A fiber beam splitter with the same splitting ratio as a bulk beam splitter will behave exactly the same in a Hong-Ou-Mandel interference experiment.
Linear-optical elements are fully determined by their action on a single photon, and a balanced beam splitter takes (by definition)
$$
|1\rangle_a|0\rangle_b \mapsto \alpha|1\rangle_a|0\rangle_b + \beta|0\rangle_a|1\rangle_b, \qquad |\alpha|^2 = |\beta|^2 = \frac{1}{2}.
$$
The only free parameters determined by the physical implementation are the global and relative phases of the amplitudes $\alpha$ and $\beta$. However, in a Hong-Ou-Mandel effect the input state is
$$
|\psi\rangle = |1\rangle_a|1\rangle_b,
$$
and any phase shifts in the input modes simply become global phases that can't affect the output probabilities. Similarly, phases in the two output modes don't couple the two modes, and can't change the photon number. The bunching effect therefore doesn't depend on these phases at all, only on the splitting ratio.
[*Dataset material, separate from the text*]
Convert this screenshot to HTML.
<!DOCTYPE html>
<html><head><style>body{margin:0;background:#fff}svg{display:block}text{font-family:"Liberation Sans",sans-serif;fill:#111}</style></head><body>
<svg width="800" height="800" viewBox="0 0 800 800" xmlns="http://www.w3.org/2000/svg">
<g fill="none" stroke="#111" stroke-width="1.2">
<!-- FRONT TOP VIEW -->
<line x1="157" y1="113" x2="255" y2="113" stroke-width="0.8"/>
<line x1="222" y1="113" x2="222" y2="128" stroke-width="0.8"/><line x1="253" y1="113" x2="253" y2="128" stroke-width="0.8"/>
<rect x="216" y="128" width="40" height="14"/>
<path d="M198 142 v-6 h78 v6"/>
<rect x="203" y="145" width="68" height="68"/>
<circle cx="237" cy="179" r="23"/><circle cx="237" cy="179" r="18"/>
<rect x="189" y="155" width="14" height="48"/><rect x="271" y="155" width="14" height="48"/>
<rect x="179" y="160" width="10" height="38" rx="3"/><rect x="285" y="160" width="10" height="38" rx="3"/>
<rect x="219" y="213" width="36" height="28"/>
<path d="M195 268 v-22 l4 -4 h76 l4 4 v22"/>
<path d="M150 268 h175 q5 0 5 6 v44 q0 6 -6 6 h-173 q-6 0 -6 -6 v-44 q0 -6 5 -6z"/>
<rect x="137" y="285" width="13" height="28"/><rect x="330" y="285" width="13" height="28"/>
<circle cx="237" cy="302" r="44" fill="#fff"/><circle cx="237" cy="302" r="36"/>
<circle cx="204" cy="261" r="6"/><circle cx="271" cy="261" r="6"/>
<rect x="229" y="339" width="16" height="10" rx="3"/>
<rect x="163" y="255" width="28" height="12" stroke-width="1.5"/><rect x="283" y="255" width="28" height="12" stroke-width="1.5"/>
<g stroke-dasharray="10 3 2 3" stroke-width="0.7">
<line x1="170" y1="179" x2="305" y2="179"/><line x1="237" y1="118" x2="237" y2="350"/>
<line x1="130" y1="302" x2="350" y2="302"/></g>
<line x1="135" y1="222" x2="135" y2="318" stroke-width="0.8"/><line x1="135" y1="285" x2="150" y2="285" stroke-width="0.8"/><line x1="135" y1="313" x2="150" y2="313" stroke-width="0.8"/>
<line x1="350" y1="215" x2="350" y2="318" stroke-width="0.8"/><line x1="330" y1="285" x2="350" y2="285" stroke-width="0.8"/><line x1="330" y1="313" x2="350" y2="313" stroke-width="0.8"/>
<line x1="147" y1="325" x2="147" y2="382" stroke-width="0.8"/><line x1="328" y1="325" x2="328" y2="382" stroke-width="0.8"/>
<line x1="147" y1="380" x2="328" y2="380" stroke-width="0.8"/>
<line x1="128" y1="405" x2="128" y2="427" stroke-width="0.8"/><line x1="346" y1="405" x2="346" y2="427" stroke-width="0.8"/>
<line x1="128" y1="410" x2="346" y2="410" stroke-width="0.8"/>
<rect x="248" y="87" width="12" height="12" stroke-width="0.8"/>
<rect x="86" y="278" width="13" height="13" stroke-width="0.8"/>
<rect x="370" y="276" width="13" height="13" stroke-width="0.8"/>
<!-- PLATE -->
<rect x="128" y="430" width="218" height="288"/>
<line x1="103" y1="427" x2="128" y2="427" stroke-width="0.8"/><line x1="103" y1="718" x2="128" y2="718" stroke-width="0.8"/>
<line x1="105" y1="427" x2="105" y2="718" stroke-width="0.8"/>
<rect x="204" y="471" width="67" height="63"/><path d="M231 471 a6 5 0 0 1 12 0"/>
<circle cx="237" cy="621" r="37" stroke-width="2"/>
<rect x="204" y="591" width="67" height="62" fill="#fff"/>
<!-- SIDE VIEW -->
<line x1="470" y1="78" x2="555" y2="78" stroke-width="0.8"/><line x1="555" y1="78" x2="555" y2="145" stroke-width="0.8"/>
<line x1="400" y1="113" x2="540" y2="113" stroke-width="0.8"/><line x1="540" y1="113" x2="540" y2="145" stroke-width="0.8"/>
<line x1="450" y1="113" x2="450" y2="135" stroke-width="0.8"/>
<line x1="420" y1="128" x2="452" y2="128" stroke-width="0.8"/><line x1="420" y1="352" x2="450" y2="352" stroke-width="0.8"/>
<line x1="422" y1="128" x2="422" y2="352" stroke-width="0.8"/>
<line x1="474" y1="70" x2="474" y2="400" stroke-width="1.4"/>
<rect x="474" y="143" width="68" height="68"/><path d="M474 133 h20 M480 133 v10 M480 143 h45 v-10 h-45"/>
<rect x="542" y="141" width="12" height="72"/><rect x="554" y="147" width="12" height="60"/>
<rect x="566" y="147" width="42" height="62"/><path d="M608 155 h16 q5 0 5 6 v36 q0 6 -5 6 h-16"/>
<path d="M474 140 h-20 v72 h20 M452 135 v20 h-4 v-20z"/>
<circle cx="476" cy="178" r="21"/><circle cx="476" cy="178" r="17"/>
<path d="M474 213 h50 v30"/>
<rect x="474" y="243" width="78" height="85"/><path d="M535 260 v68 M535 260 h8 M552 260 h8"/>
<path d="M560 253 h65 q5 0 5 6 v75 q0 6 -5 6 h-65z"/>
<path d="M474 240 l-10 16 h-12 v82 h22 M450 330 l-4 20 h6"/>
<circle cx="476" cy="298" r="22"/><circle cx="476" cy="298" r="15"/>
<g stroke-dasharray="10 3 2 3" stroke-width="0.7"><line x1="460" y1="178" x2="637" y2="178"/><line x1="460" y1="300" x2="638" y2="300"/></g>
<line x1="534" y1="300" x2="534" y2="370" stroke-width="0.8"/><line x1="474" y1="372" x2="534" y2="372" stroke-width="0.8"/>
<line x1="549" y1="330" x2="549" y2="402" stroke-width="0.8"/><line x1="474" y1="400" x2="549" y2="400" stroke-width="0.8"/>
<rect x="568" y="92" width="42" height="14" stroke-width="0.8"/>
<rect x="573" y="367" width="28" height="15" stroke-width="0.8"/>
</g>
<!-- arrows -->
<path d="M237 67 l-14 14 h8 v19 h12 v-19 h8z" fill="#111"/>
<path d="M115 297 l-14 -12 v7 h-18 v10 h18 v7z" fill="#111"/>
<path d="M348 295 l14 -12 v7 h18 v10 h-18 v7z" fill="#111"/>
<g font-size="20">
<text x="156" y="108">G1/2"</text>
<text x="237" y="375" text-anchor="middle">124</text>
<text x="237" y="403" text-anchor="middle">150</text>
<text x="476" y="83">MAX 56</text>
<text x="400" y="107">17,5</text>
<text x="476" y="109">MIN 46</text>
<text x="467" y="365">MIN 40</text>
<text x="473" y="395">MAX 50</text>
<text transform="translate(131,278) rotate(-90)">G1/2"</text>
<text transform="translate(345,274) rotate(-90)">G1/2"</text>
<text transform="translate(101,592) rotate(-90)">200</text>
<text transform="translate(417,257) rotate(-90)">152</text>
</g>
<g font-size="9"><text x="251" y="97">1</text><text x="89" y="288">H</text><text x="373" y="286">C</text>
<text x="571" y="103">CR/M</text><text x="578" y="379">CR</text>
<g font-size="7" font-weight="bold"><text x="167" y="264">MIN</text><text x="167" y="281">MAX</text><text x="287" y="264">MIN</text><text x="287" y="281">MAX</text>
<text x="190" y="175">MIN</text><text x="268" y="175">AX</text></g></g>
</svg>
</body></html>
From a more practical point of view, a realistic description of the HOM effect requires a multi-mode treatment, and HOM visibility is often limited by imperfect mode matching. Since single-mode fibers, and fiber beam splitters, only allow for a single spatial mode, it is comparatively easier to achieve high HOM interference visibility. However, additional care needs to be taken to ensure that the polarisation of the photons are the same at the beam splitter, since the fibers will induce random polarisation rotations and in general the exact state of polarisation at the beam splitter will be unknown.